Print the records below exactly, starting at the first line and stopping after the line that contains "plt.rcParams['font.family'] = ['Lato', 'DejaVu". Leave out any pictures.

Plotting code records
################
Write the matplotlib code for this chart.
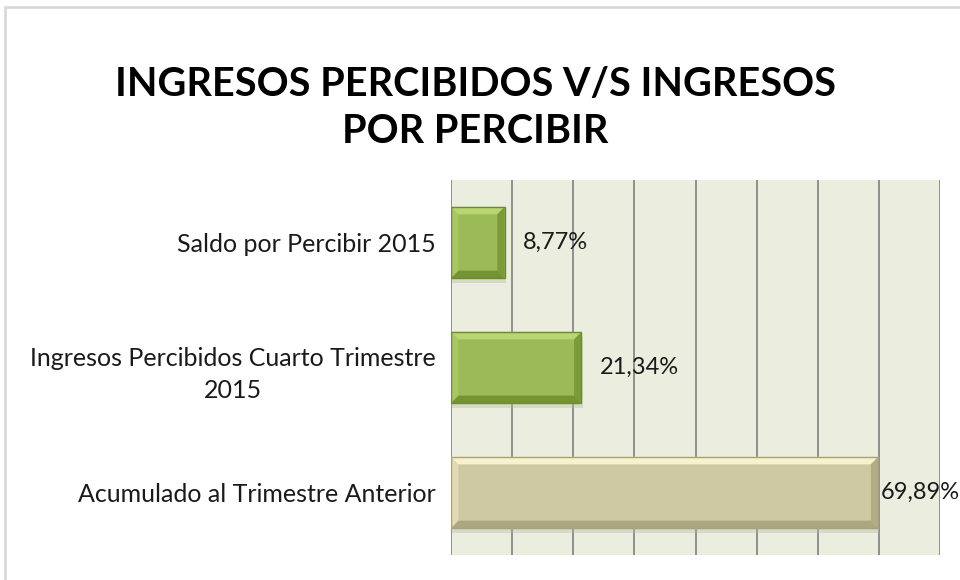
import matplotlib.pyplot as plt
from matplotlib.patches import Polygon, Rectangle

# datos
categorias = ['Acumulado al Trimestre Anterior',
              'Ingresos Percibidos Cuarto Trimestre\n2015',
              'Saldo por Percibir 2015']
valores = [0.6989, 0.2134, 0.0877]
etiquetas = ['69,89%', '21,34%', '8,77%']
colores = ['#cfc9a3', '#9bbb59', '#9bbb59']
claros = ['#f7f2cb', '#b9d672', '#b9d672']
oscuros = ['#a8a27c', '#6e8c2e', '#6e8c2e']
desfase = [2, 13, 13]

plt.rcParams['font.family'] = ['Lato', 'DejaVu Sans']

fig = plt.figure(figsize=(9.6, 5.8), dpi=100)
fig.patch.set_facecolor('white')
fig.add_artist(Rectangle((5 / 960, -0.05), 1.1, 1 - 7 / 580 + 0.05,
                         transform=fig.transFigure, fill=False,
                         edgecolor='#d9d9d9', linewidth=2))

ax = fig.add_axes([451 / 960, 25 / 580, (940 - 451) / 960, (555 - 180) / 580])
ax.set_facecolor('#ebeedf')

pos = list(range(len(valores)))
barras = ax.barh(pos, valores, height=0.57, color=colores, zorder=3,
                 edgecolor='none')

ax.set_xlim(0, 0.8)
ax.set_ylim(-0.5, 2.5)
ax.set_xticks([i / 10 for i in range(9)])
ax.xaxis.grid(True, color='#888888', linewidth=1.3, zorder=1)
ax.set_axisbelow(True)
ax.tick_params(axis='x', length=0, labelbottom=False)
ax.tick_params(axis='y', length=0, pad=11)
for s in ax.spines.values():
    s.set_visible(False)
ax.set_yticks(pos)
ax.set_yticklabels(categorias, fontsize=18, color='#1a1a1a',
                   multialignment='center', linespacing=1.5)

# efecto bisel
bx = 0.012
by = 0.06
for r, cl, co in zip(barras, claros, oscuros):
    x0, y0 = r.get_x(), r.get_y()
    x1, y1 = x0 + r.get_width(), y0 + r.get_height()
    # sombra
    ax.add_patch(Rectangle((x0 + 0.002, y0 - 0.04), r.get_width(), r.get_height(),
                           color='#b8b8a8', alpha=0.4, zorder=2, linewidth=0))
    ax.add_patch(Polygon([(x0, y1), (x1, y1), (x1 - bx, y1 - by), (x0 + bx, y1 - by)],
                         closed=True, color=cl, zorder=4, linewidth=0))
    ax.add_patch(Polygon([(x0, y0), (x1, y0), (x1 - bx, y0 + by), (x0 + bx, y0 + by)],
                         closed=True, color=co, alpha=0.85, zorder=4, linewidth=0))
    ax.add_patch(Polygon([(x0, y0), (x0, y1), (x0 + bx, y1 - by), (x0 + bx, y0 + by)],
                         closed=True, color=cl, alpha=0.45, zorder=4, linewidth=0))
    ax.add_patch(Polygon([(x1, y0), (x1, y1), (x1 - bx, y1 - by), (x1 - bx, y0 + by)],
                         closed=True, color=co, alpha=0.7, zorder=4, linewidth=0))
    ax.add_patch(Rectangle((x0, y0), r.get_width(), r.get_height(), fill=False,
                           edgecolor=co, linewidth=1, zorder=5))

for p, v, t, d in zip(pos, valores, etiquetas, desfase):
    ax.annotate(t, (v, p), xytext=(d, 0), textcoords='offset points',
                ha='left', va='center', fontsize=17, color='#1a1a1a',
                zorder=6, annotation_clip=False)

fig.text(0.495, 1 - 84 / 580, 'INGRESOS PERCIBIDOS V/S INGRESOS',
         ha='center', va='center', fontsize=28.5, fontweight='bold')
fig.text(0.495, 1 - 131 / 580, 'POR PERCIBIR',
         ha='center', va='center', fontsize=28.5, fontweight='bold')

fig.savefig('out.png', dpi=100)
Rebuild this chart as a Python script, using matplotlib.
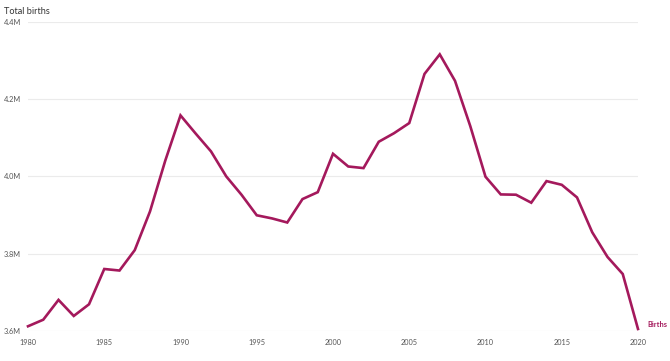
import matplotlib
matplotlib.use("Agg")
import matplotlib.pyplot as plt
from matplotlib.ticker import FuncFormatter

# ------------------------------------------------------------
# Dados: nascimentos totais por ano
# ------------------------------------------------------------
anos = list(range(1980, 2021))
nascimentos = [
    3612258, 3629238, 3680537, 3638933, 3669141, 3760561, 3756547, 3809394,
    3909510, 4040958, 4158212, 4110907, 4065014, 4000240, 3952767, 3899589,
    3891494, 3880894, 3941553, 3959417, 4058814, 4025933, 4021726, 4089950,
    4112052, 4138349, 4265555, 4316233, 4247694, 4130665, 3999386, 3953590,
    3952841, 3932181, 3988076, 3978497, 3945875, 3855500, 3791712, 3747540,
    3605201,
]
y_ticks = [3.6e6, 3.8e6, 4.0e6, 4.2e6, 4.4e6]
x_ticks = [1980, 1985, 1990, 1995, 2000, 2005, 2010, 2015, 2020]

cor = "#a4195c"
plt.rcParams["font.family"] = ["Lato", "DejaVu Sans"]

fig = plt.figure(figsize=(6.7, 3.61), dpi=100)
ax = fig.add_axes([28 / 670, 1 - 331 / 361, 610 / 670, 309 / 361])

ax.plot(anos, nascimentos, color=cor, lw=1.9, solid_joinstyle="miter", clip_on=False)

ax.set_xlim(1980, 2020)
ax.set_ylim(3.6e6, 4.4e6)
ax.set_xticks(x_ticks)
ax.set_yticks(y_ticks)
ax.yaxis.set_major_formatter(FuncFormatter(lambda v, p: f"{v / 1e6:.1f}M"))

ax.grid(axis="y", color="#ebebeb", lw=0.8)
ax.set_axisbelow(True)
for s in ax.spines.values():
    s.set_visible(False)
ax.tick_params(length=0, labelsize=5.3, labelcolor="#555555")
ax.tick_params(axis="y", pad=5)
ax.tick_params(axis="x", pad=6)

# rótulo da série no fim da linha
ax.text(2020.6, nascimentos[-1] + 0.012e6, "Births", color=cor, fontsize=5.3,
        fontweight="bold", va="center", ha="left")

fig.text(4 / 670, 1 - 11 / 361, "Total births", fontsize=6.6, color="#333333",
         va="center", ha="left")

fig.savefig("out.png", dpi=100)
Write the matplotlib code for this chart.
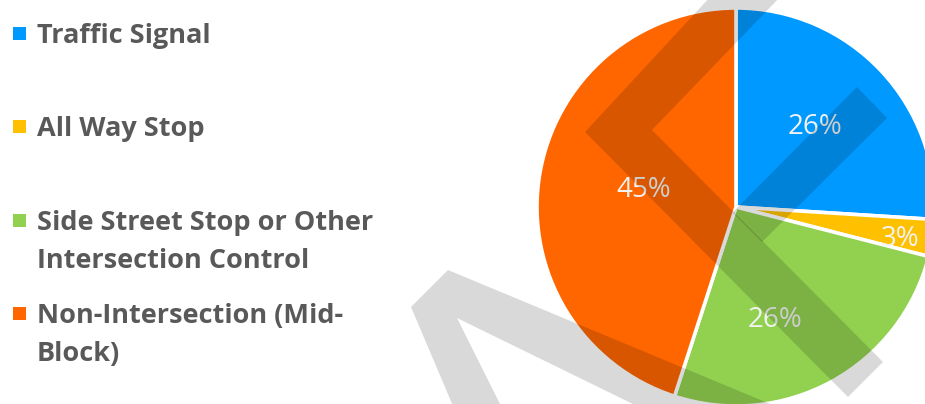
# pie chart of crash locations by intersection control type

import numpy as np
import matplotlib.pyplot as plt
from matplotlib.patches import Polygon, Rectangle

categories = ['Traffic Signal', 'All Way Stop',
              'Side Street Stop or Other\nIntersection Control',
              'Non-Intersection (Mid-\nBlock)']
shares = [26, 3, 26, 45]
colors = ['#0099FF', '#FFC000', '#92D050', '#FF6600']

# where excel put the % labels (fraction of radius, angle nudge in degrees)
label_r = [0.565, 0.84, 0.6, 0.47]
label_nudge = [2, -2, -9.5, -1.5]

W, H = 925, 404
fig = plt.figure(figsize=(W / 100, H / 100), dpi=100)
plt.rcParams['font.family'] = ['Open Sans', 'DejaVu Sans']

# pie centre (736, 207) px, radius 199 px
cx, cy, r = 736, 207, 199
ax = fig.add_axes([(cx - r) / W, (H - cy - r) / H, 2 * r / W, 2 * r / H])
wedges, _ = ax.pie(shares, colors=colors, startangle=90, counterclock=False,
                   radius=1.0, wedgeprops=dict(edgecolor='white', linewidth=2.6))
ax.set_xlim(-1, 1)
ax.set_ylim(-1, 1)
ax.axis('off')

for w, v, d, n in zip(wedges, shares, label_r, label_nudge):
    ang = np.deg2rad((w.theta1 + w.theta2) / 2 + n)
    ax.text(d * np.cos(ang), d * np.sin(ang), '%d%%' % v, color='#F2F2F2',
            fontsize=20, ha='center', va='center', zorder=5)

# legend on the left, evenly spaced like the excel one
for i, (lab, c) in enumerate(zip(categories, colors)):
    base = 43 + 93.3 * i
    fig.add_artist(Rectangle((13 / W, 1 - (base - 3) / H), 13 / W, 13 / H,
                             transform=fig.transFigure, color=c, lw=0))
    for j, line in enumerate(lab.split('\n')):
        fig.text(37 / W, 1 - (base + 38 * j) / H, line, color='#595959',
                 fontsize=19.5, fontweight='bold', ha='left', va='baseline')

# grey watermark drawn over everything
marks = [
    [(712, -5), (782, -5), (652, 130), (883, 362), (848, 397), (585, 132)],
    [(857, 87), (887, 118), (762, 242), (732.5, 212.5)],
    [(448, 270), (775, 406), (637, 406), (457, 318), (501, 406), (453, 406), (411, 307)],
]
for pts in marks:
    fig.add_artist(Polygon([(x / W, 1 - y / H) for x, y in pts], closed=True,
                           transform=fig.transFigure, facecolor='black',
                           alpha=0.15, lw=0, zorder=10))

fig.savefig('out.png', dpi=100)
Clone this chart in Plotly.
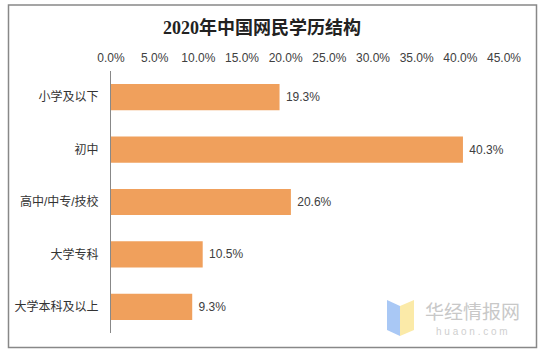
import plotly.graph_objects as go

categories = ["小学及以下", "初中", "高中/中专/技校", "大学专科", "大学本科及以上"]
values = [19.3, 40.3, 20.6, 10.5, 9.3]
tick_vals = [0, 5, 10, 15, 20, 25, 30, 35, 40, 45]
tick_text = ["0.0%", "5.0%", "10.0%", "15.0%", "20.0%", "25.0%", "30.0%", "35.0%", "40.0%", "45.0%"]
title = "2020年中国网民学历结构"

W, H = 543, 355
L, R, T, B = 111, 39, 71, 22
PW, PH = W - L - R, H - T - B
font_main = "Liberation Sans, Arial, Noto Sans CJK SC, sans-serif"


def px(x):
    return (x - L) / PW


def py(y):
    return (H - B - y) / PH


fig = go.Figure(go.Bar(
    x=values, y=categories, orientation="h",
    marker=dict(color="#F0A05C", line=dict(width=0)),
    text=[f" {v:.1f}%" for v in values], textposition="outside",
    textfont=dict(size=12, color="#404040", family=font_main),
    cliponaxis=False, width=0.5, hoverinfo="skip",
))

fig.update_layout(
    width=W, height=H,
    margin=dict(l=L, r=R, t=T, b=B, autoexpand=False),
    paper_bgcolor="white", plot_bgcolor="white",
    showlegend=False,
    font=dict(family=font_main, size=12, color="#404040"),
    title=dict(text=title, x=262 / W, xanchor="center", y=1 - 28 / H, yanchor="middle",
               font=dict(family="Liberation Serif, Noto Sans CJK SC, serif", size=18, color="#222222",
                         weight="bold")),
    xaxis=dict(side="top", range=[0, 45], tickvals=tick_vals, ticktext=tick_text,
               showgrid=False, zeroline=False, showline=False, ticks="", automargin=False,
               ticklabelstandoff=6, tickfont=dict(size=12, color="#404040")),
    yaxis=dict(autorange="reversed", showgrid=False, zeroline=False, showline=True,
               linecolor="#888888", linewidth=1, ticks="", ticklabelstandoff=9, automargin=False,
               tickfont=dict(size=12, color="#333333")),
    shapes=[
        dict(type="rect", xref="paper", yref="paper", x0=px(8.5), x1=px(536.5),
             y0=py(347.5), y1=py(5), line=dict(color="#888888", width=1.5), layer="below"),
        # watermark icon
        dict(type="path", xref="paper", yref="paper",
             path=f"M {px(387)} {py(300)} L {px(400)} {py(306)} L {px(400)} {py(336)} L {px(387)} {py(330)} Z",
             fillcolor="#A9C8F5", line=dict(width=0)),
        dict(type="path", xref="paper", yref="paper",
             path=f"M {px(400)} {py(306)} L {px(414)} {py(300)} L {px(414)} {py(330)} L {px(400)} {py(336)} Z",
             fillcolor="#FBEAA8", line=dict(width=0)),
    ],
    annotations=[
        dict(text="华经情报网", xref="paper", yref="paper", x=px(472), y=py(310),
             showarrow=False, xanchor="center", yanchor="middle",
             font=dict(family="Noto Sans CJK SC", size=19, color="#C8C8C8")),
        dict(text="h u a o n . c o m", xref="paper", yref="paper", x=px(472), y=py(331),
             showarrow=False, xanchor="center", yanchor="middle",
             font=dict(family=font_main, size=10, color="#CFCFCF")),
    ],
)

fig.write_html("out.html", config={"displayModeBar": False},
               post_script="document.body.style.margin='0px';")
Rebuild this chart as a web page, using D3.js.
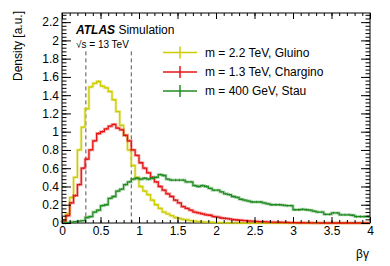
################
> TASK SOLUTION
Write the matplotlib code for this chart.
import matplotlib.pyplot as plt
from matplotlib.patches import Polygon, Rectangle

# datos
categorias = ['Acumulado al Trimestre Anterior',
              'Ingresos Percibidos Cuarto Trimestre\n2015',
              'Saldo por Percibir 2015']
valores = [0.6989, 0.2134, 0.0877]
etiquetas = ['69,89%', '21,34%', '8,77%']
colores = ['#cfc9a3', '#9bbb59', '#9bbb59']
claros = ['#f7f2cb', '#b9d672', '#b9d672']
oscuros = ['#a8a27c', '#6e8c2e', '#6e8c2e']
desfase = [2, 13, 13]

plt.rcParams['font.family'] = ['Lato', 'DejaVu Sans']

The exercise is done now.